The oak weighs in
Muscle & Fitness, March, 2005 by Arnold Schwarzenegger
IN ALL MY YEARS AS A BODY-builder, and even today, there's one question that people just keep asking: "What should I do between sets?" They want to know how long they should rest and what to do, if anything, while resting. Many trainers, bodybuilders and other experts have weighed in on this topic, and now it's my turn. Here's what I suggest.
BRIEF ENCOUNTER
As with many other things in life, you need to find a happy medium when it comes to the length of your rest periods between sets. If you don't rest long enough, your muscles won't have recovered properly and your strength will suffer. If you rest too long, though, like five minutes, your heart slows down, you lose your pump, your muscles get cold and your intensity diminishes as a result.
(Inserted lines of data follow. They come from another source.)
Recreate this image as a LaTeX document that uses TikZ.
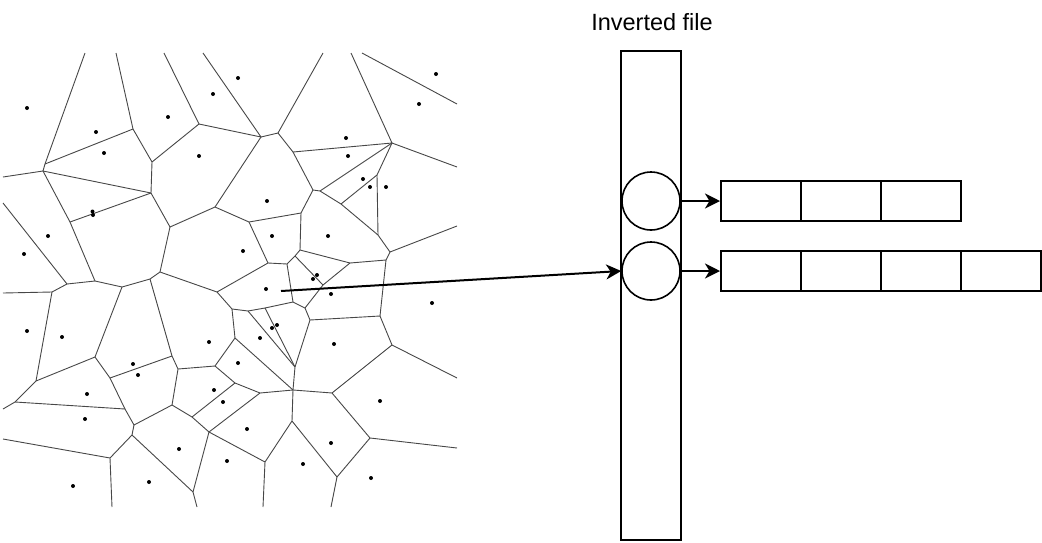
\documentclass[tikz,border=0pt]{standalone}
\usepackage{fontspec}
\newfontfamily\lsans{Liberation Sans}
\usetikzlibrary{arrows.meta}
\begin{document}
\begin{tikzpicture}[x=1pt,y=-1pt,
  vor/.style={draw=black!72, line width=0.9pt, line join=round},
  seed/.style={fill=black},
  frame/.style={draw=black, line width=2pt, inner sep=0pt, minimum width=80pt, minimum height=40pt},
  col/.style={draw=black, line width=2pt, inner sep=0pt, minimum width=60pt, minimum height=489pt},
  slot/.style={draw=black, line width=1.6pt, circle, inner sep=0pt, minimum size=58pt},
  link/.style={draw=black, line width=2pt, -{Stealth[length=15pt,width=15pt,inset=4.5pt]}}]
\useasboundingbox (0,0) rectangle (1042,542);
% ---- Voronoi vertices
\coordinate (A1) at (45,164); \coordinate (A2) at (43,171);
\coordinate (B) at (133,129); \coordinate (C) at (151,193);
\coordinate (D) at (152,162); \coordinate (E) at (199,124);
\coordinate (F) at (70,222); \coordinate (G) at (170,227);
\coordinate (H) at (215,207); \coordinate (I) at (160,272);
\coordinate (J) at (261,137); \coordinate (K) at (278,133);
\coordinate (L) at (293,152); \coordinate (M) at (392,143);
\coordinate (N) at (313,190); \coordinate (N2) at (320,191);
\coordinate (O) at (377,175); \coordinate (P) at (341,204);
\coordinate (Q1) at (378,235); \coordinate (Q) at (390,252);
\coordinate (R) at (301,213); \coordinate (S) at (249,222);
\coordinate (T) at (268,263); \coordinate (T2) at (287,264);
\coordinate (U) at (300,250); \coordinate (U2) at (295,256);
\coordinate (V) at (350,263); \coordinate (W) at (386,260);
\coordinate (X1) at (380,316); \coordinate (X2) at (392,345);
\coordinate (Y1) at (332,393); \coordinate (Y2) at (370,438);
\coordinate (Y3) at (337,477); \coordinate (Z1) at (292,421);
\coordinate (Z2) at (265,462);
\coordinate (a) at (67,284); \coordinate (b) at (95,281);
\coordinate (c) at (52,292); \coordinate (d) at (122,287);
\coordinate (e) at (150,279); \coordinate (f) at (36,381);
\coordinate (g) at (95,357); \coordinate (h) at (110,378);
\coordinate (i) at (172,356); \coordinate (j) at (134,425);
\coordinate (k) at (15,402); \coordinate (l) at (125,409);
\coordinate (m) at (132,435); \coordinate (n) at (110,458);
\coordinate (o) at (193,492); \coordinate (p) at (209,432);
\coordinate (q) at (172,405); \coordinate (r) at (178,369);
\coordinate (s) at (215,366); \coordinate (t) at (192,417);
\coordinate (t2) at (235,383); \coordinate (t3) at (260,393);
\coordinate (u) at (217,292); \coordinate (v) at (232,309);
\coordinate (v1) at (248,311); \coordinate (v2) at (265,308);
\coordinate (V2) at (235,338); \coordinate (w) at (293,302);
\coordinate (xp) at (305,308); \coordinate (x) at (310,320);
\coordinate (y) at (323,285); \coordinate (z) at (295,367);
\coordinate (zz) at (293,390);
% ---- Voronoi edges
\draw[vor] (85,53) -- (A1) -- (A2) -- (3,177);
\draw[vor] (A1) -- (B) -- (116,53);
\draw[vor] (A2) -- (C);
\draw[vor] (A2) -- (F) -- (b);
\draw[vor] (B) -- (D) -- (C) -- (G) -- (H) -- (J);
\draw[vor] (D) -- (E) -- (164,53);
\draw[vor] (E) -- (J) -- (203,53);
\draw[vor] (F) -- (C);
\draw[vor] (G) -- (I);
\draw[vor] (J) -- (K) -- (323,53);
\draw[vor] (K) -- (L) -- (M) -- (351,53);
\draw[vor] (362,53) -- (457,104);
\draw[vor] (M) -- (457,167);
\draw[vor] (L) -- (N) -- (N2) -- (M);
\draw[vor] (N2) -- (P) -- (Q1) -- (Q) -- (457,226);
\draw[vor] (P) -- (O) -- (M);
\draw[vor] (O) -- (Q1);
\draw[vor] (Q) -- (W) -- (V);
\draw[vor] (W) -- (X1);
\draw[vor] (N) -- (R) -- (S) -- (H);
\draw[vor] (S) -- (T) -- (T2);
\draw[vor] (R) -- (U) -- (V);
\draw[vor] (U) -- (U2) -- (T2) -- (w);
\draw[vor] (U2) -- (y) -- (V);
\draw[vor] (y) -- (xp) -- (w);
\draw[vor] (xp) -- (x) -- (X1) -- (X2) -- (457,378);
\draw[vor] (X2) -- (Y1) -- (zz);
\draw[vor] (Y1) -- (Y2) -- (457,448);
\draw[vor] (Y2) -- (Y3) -- (331,507);
\draw[vor] (Y3) -- (Z1) -- (zz) -- (z) -- (x);
\draw[vor] (z) -- (v1);
\draw[vor] (z) -- (v2);
\draw[vor] (u) -- (v) -- (v1) -- (v2) -- (w);
\draw[vor] (u) -- (T);
\draw[vor] (u) -- (I) -- (e) -- (d) -- (b) -- (a) -- (c) -- (3,293);
\draw[vor] (3,203) -- (a);
\draw[vor] (e) -- (i);
\draw[vor] (d) -- (g) -- (f) -- (c);
\draw[vor] (g) -- (h) -- (i);
\draw[vor] (h) -- (l) -- (j);
\draw[vor] (k) -- (l);
\draw[vor] (f) -- (k) -- (3,409);
\draw[vor] (j) -- (m) -- (n) -- (3,439);
\draw[vor] (n) -- (112,507);
\draw[vor] (m) -- (o) -- (197,507);
\draw[vor] (j) -- (q) -- (r) -- (i);
\draw[vor] (r) -- (s) -- (V2) -- (v);
\draw[vor] (V2) -- (zz);
\draw[vor] (s) -- (t2) -- (t3) -- (zz);
\draw[vor] (t2) -- (t) -- (q);
\draw[vor] (t) -- (p) -- (t3);
\draw[vor] (p) -- (o);
\draw[vor] (p) -- (Z2) -- (Z1);
\draw[vor] (Z2) -- (263,507);
% ---- seeds
\foreach \px/\py in {27/108, 96/132, 104/153, 168/117, 213/94, 238/78, 199/156,
  92.5/211.5, 93/215, 48/236, 24/254, 27/331, 62/337, 133/364, 138/375, 209/342,
  238/363, 87/394, 85/419, 214/390, 223/402, 179/449, 227/461, 149/482, 73/486,
  436/74, 419/104, 346/138, 348/156, 363/179, 370/187, 386/187, 267/201, 272/236,
  328/236, 243/251, 266/289, 313/279, 317/275, 331/294, 432/303, 272/328, 277/325,
  260/338, 334/344, 380/401, 247/429, 331/443, 303/464, 371/478}
  \fill[seed] (\px,\py) circle (2pt);
% ---- inverted file
\node[anchor=base, font=\lsans\fontsize{23.5}{28}\selectfont] (title) at (652,30) {Inverted file};
\node[col] (column) at (651,295.5) {};
\node[slot] (s1) at (651,201) {};
\node[slot] (s2) at (651,271) {};
\node[frame] (r11) at (761,201) {};
\node[frame] (r12) at (841,201) {};
\node[frame] (r13) at (921,201) {};
\node[frame] (r21) at (761,271) {};
\node[frame] (r22) at (841,271) {};
\node[frame] (r23) at (921,271) {};
\node[frame] (r24) at (1001,271) {};
\coordinate (query) at (281,291);
\draw[link] (s1.east) -- (r11.west);
\draw[link] (s2.east) -- (r21.west);
\draw[link] (query) -- (s2.west);
\end{tikzpicture}
\end{document}
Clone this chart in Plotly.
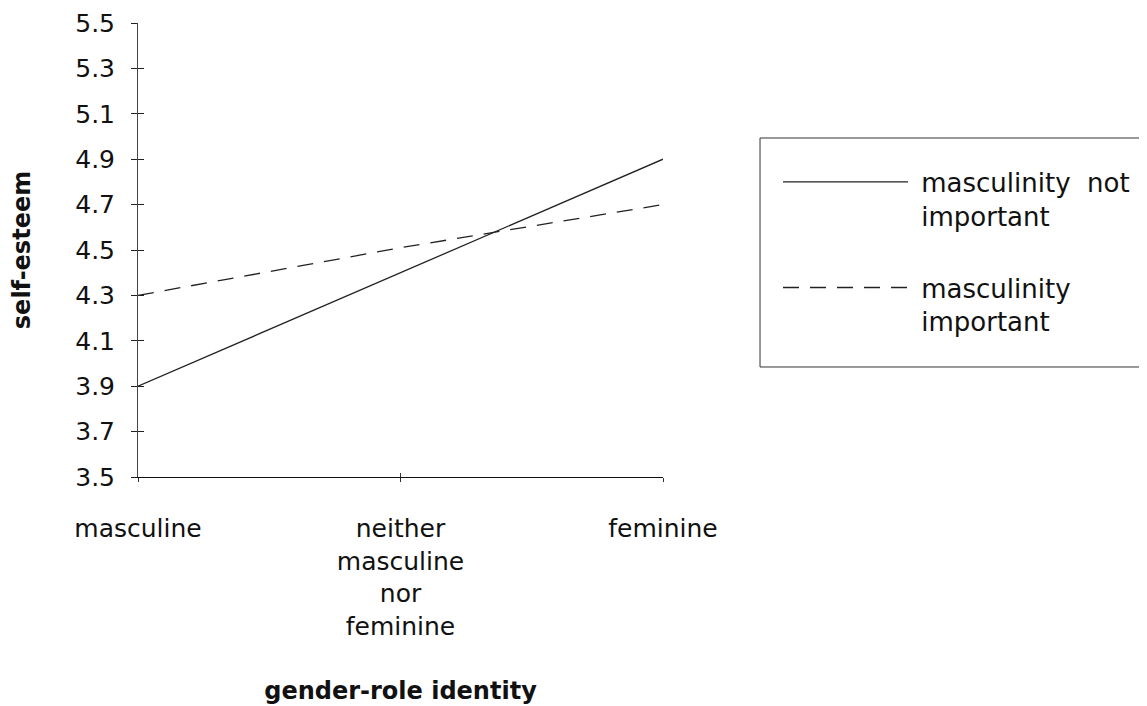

I've always felt that for bodybuilders, rest periods between sets of the same exercise should be limited to around one minute, maybe even slightly less, depending on the muscle group you're training--large muscle groups take longer to recover than small ones. After one minute, your body has mostly recovered. After around three minutes, it has recovered as much as it can without extended rest. Unless you're a competitive powerlifter, you don't want this. Within a workout, you need to overload your muscles by continually working them when they're not quite rested completely. This helps to boost growth-hormone levels, which leads to more growth.
SPEND YOUR TIME WISELY
Okay, so you're resting roughly one minute. What do you do in that minute? Stand there looking at yourself in mirror? Socialize? Of course not. Your rest periods are as much a part of the workout as the actual sets and reps themselves, and they deserve equal attention.
I used to employ isotension between sets of the same exercise. All this entails is contracting (flexing) the muscles you're training as a bodybuilder might do when posing onstage. If you're working chest, flex your pecs for about 10-20 seconds. Alternately, you can stretch the muscle between sets. Besides helping you to develop larger muscles, isotension also enables you to practice better control of individual muscles, which can help you isolate certain bodyparts in future training sessions.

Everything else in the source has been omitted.